До денег не притрагивался. Деньги тащили к себе или выплачивали старики-отцы. Он был нанят только метать.
Поселенец, продувавший уже лошадь, дергался. Лицо у него шло пятнами. То бледнел, а то краснел с ушами.
Выдергивал из своей колоды карту, ставил под нее куш и смотрел, на что он поставил, только тогда, когда открывали «соники».
Смотрел мельком, сбоку, чтобы не показать карты другим. А кругом шел «телеграф». Старики подсматривали карту и обменивались условными, незаметными знаками. То кто-нибудь почешет переносицу, то глаз, то поищется в бороде. Пройди-Свет все кругом видел, примечал и по знакам узнавал, какая у поселенца карта.
Поселенец время от времени, как разозленный волк, оглядывался на стариков. И это было страшно.

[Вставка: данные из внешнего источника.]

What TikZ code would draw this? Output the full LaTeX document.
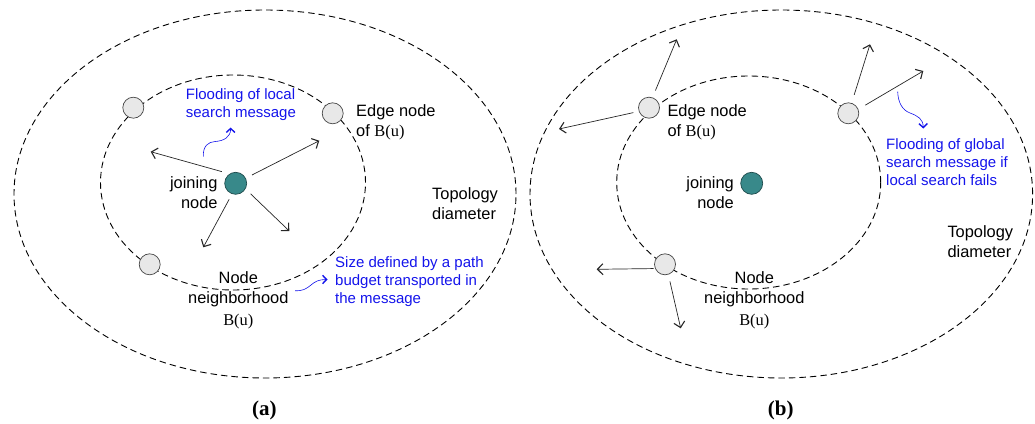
\documentclass[tikz,border=0pt]{standalone}
\usepackage{fontspec}
\setmainfont{Liberation Sans}
\newfontfamily\serifB{Liberation Serif}
\usetikzlibrary{arrows.meta}
\definecolor{teal1}{RGB}{56,137,138}
\definecolor{teal2}{RGB}{30,75,76}
\definecolor{edgefill}{RGB}{232,232,232}
\definecolor{edgeline}{RGB}{70,70,70}
\definecolor{noteblue}{RGB}{20,20,235}
\tikzset{
  ring/.style={draw=black, line width=0.9pt, dash pattern=on 6.5pt off 4pt},
  joinnode/.style={circle, draw=teal2, fill=teal1, line width=0.7pt, minimum size=22pt, inner sep=0pt},
  edgenode/.style={circle, draw=edgeline, fill=edgefill, line width=0.7pt, minimum size=21pt, inner sep=0pt},
  msg/.style={draw=black!85, line width=0.7pt, -{Straight Barb[length=5.5pt,width=11pt,line width=1.1pt]}},
  note/.style={noteblue, font=\fontsize{15}{18}\selectfont, align=left, inner sep=0pt},
  notearrow/.style={draw=noteblue, line width=0.6pt, -{Straight Barb[length=4pt,width=8.5pt,line width=1.4pt]}},
  lbl/.style={black, font=\fontsize{16.4}{20}\selectfont, inner sep=0pt},
  panelcap/.style={font=\serifB\bfseries\fontsize{21}{24}\selectfont, inner sep=0pt},
}
\newcommand{\Bu}{{\serifB B(u)}}
\begin{document}
\begin{tikzpicture}[x=1pt,y=-1pt]
\useasboundingbox (0,0) rectangle (1035,423);

% ---------------- panel (a): local search ----------------
\draw[ring] (265,194) ellipse [x radius=251pt, y radius=184pt];
\draw[ring] (233,182.5) ellipse [x radius=132.5pt, y radius=107.5pt];

\node[edgenode] (a1) at (133.3,107.7) {};
\node[edgenode] (a2) at (332.7,113.3) {};
\node[edgenode] (a3) at (149.7,264.3) {};
\node[joinnode] (aJ) at (235.7,183.3) {};

\coordinate (at1) at (150.7,151.7);
\coordinate (at2) at (319.3,140.7);
\coordinate (at3) at (289.3,231);
\coordinate (at4) at (203.3,247.3);
\draw[msg, shorten <=8pt] (aJ.123) -- (at1);
\draw[msg, shorten <=7pt] (aJ.27) -- (at2);
\draw[msg, shorten <=7pt] (aJ.-30) -- (at3);
\draw[msg, shorten <=6pt] (aJ.-109) -- (at4);

\node[lbl, anchor=east, align=right] (aJl) at (217.7,193) {joining\\node};
\node[lbl, anchor=west, align=left] (aEl) at (356,122.7) {Edge node\\of \Bu};
\node[lbl, anchor=west, align=left] (aTl) at (432,203.3) {Topology\\diameter};
\node[lbl, align=center] (aNl) at (238.3,300.5) {Node\\neighborhood\\[2pt]\Bu};

\node[note, anchor=west] (aF) at (185.7,104.2) {Flooding of local\\search message};
\node[note, anchor=west] (aS) at (335,281.3) {Size defined by a path\\budget transported in\\the message};

\coordinate (aw1s) at (203.3,156.5);
\coordinate (aw1e) at (230.7,127.5);
\draw[notearrow] (aw1s) .. controls (203,146) and (208,142) .. (215,141.5)
                        .. controls (224,141) and (230.5,137) .. (aw1e);
\coordinate (aw2s) at (295,290.7);
\coordinate (aw2e) at (327.5,279.5);
\draw[notearrow] (aw2s) .. controls (303,291) and (306,289) .. (311,285)
                        .. controls (315,281.5) and (319,279.5) .. (aw2e);

\node[panelcap] (capA) at (264.3,410) {(a)};

% ---------------- panel (b): global search ----------------
\draw[ring] (781.3,194) ellipse [x radius=251.3pt, y radius=184pt];
\draw[ring] (748.7,182.5) ellipse [x radius=132pt, y radius=106.5pt];

\node[edgenode] (b1) at (649,107.7) {};
\node[edgenode] (b2) at (848.3,113.3) {};
\node[edgenode] (b3) at (665,264.3) {};
\node[joinnode] (bJ) at (751.7,183.3) {};

\coordinate (bt1) at (676.7,39.3);
\coordinate (bt2) at (559,129);
\coordinate (bt3) at (870,44.3);
\coordinate (bt4) at (923.3,71);
\coordinate (bt5) at (596.7,269.3);
\coordinate (bt6) at (680.7,328.3);
\draw[msg, shorten <=7.5pt] (b1.71) -- (bt1);
\draw[msg, shorten <=5.5pt] (b1.-160) -- (bt2);
\draw[msg, shorten <=8.5pt] (b2.72) -- (bt3);
\draw[msg, shorten <=8pt] (b2.22) -- (bt4);
\draw[msg, shorten <=1.5pt] (b3.-157) -- (bt5);
\draw[msg, shorten <=7pt] (b3.-72) -- (bt6);

\node[lbl, anchor=east, align=right] (bJl) at (734,193) {joining\\node};
\node[lbl, anchor=west, align=left] (bEl) at (667.3,122.7) {Edge node\\of \Bu};
\node[lbl, anchor=west, align=left] (bTl) at (947.3,241.2) {Topology\\diameter};
\node[lbl, align=center] (bNl) at (754.3,300.5) {Node\\neighborhood\\[2pt]\Bu};

\node[note, anchor=west] (bF) at (886,161.7) {Flooding of global\\search message if\\local search fails};

\coordinate (bws) at (897.7,91.7);
\coordinate (bwe) at (923.3,128.5);
\draw[notearrow] (bws) .. controls (898,102) and (902,110) .. (910,113)
                       .. controls (918,116) and (923,119) .. (bwe);

\node[panelcap] (capB) at (780.7,410) {(b)};
\end{tikzpicture}
\end{document}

Поселенец играл с ножом в голенище, чтобы, если придется, кого пришить. Старики стояли тоже с ножами, у кого в сапоге, у кого за пазухой, чтобы «в случае чего» пустить их в дело. Иначе в тюрьме не играют.
Пройди-Свет, открыв «соники», останавливался и ждал.
– Дальше! – говорил поселенец. Пройди-Свет метал еще абцуг и останавливался.
– Дальше! Пройди-Свет не двигался.
– Три сбоку! – злобно говорил поселенец. Пройди-Свет метал до семерки.
– Не та!
Пройди-Свет метал до восьмерки.
– Дальше!
Пройди-Свет клал битую шестерку.
Поселенец со злобой бросал на пол измятую карту, переступал с ноги на ногу, бледнел, краснел, плевал на руку, тасовал свою колоду, вырывал из середины карту, резал Пройди-Свету колоду и объявлял:
– Куш под картой!
Пройди-Свет открывал «соники».
Так тихо, почти безмолвно шла игра. Человек спускал с себя все до нитки.
Коротенькие перерывы делались, когда поселенец торговался за телегу, за серебряные глухие часы, за пиджак, картуз, штаны и жилетку, за сапоги.
Поселенец ругал нецензурными словами «отцов», отцы ругали нецензурными словами поселенца. И вещи шли почти задаром.
– Ведь в гроб, черти, с собой не возьмете!
– Молчи, пока не пришили!
– На саван вам, подлецам! Давайте! Ему выдавались деньги.
Пройди-Свет сидел все это время спокойный, равнодушный, словно не видя, что вокруг него происходило. Совсем машина, которую остановили.
– Пройди-Свет, мечи!
И машина начинала работать.
– Поле! – в последний раз крикнул поселенец.
Пройди-Свет следующим же абцугом открыл битого туза.
– Будя! – сказали в один голос отцы. Старики расступились.
– Вот сюды, сюды иди! Поселенец молча прошел в уголок, молча скинул с себя все, до шерстяной вязаной рубахи и до нижней рубахи включительно.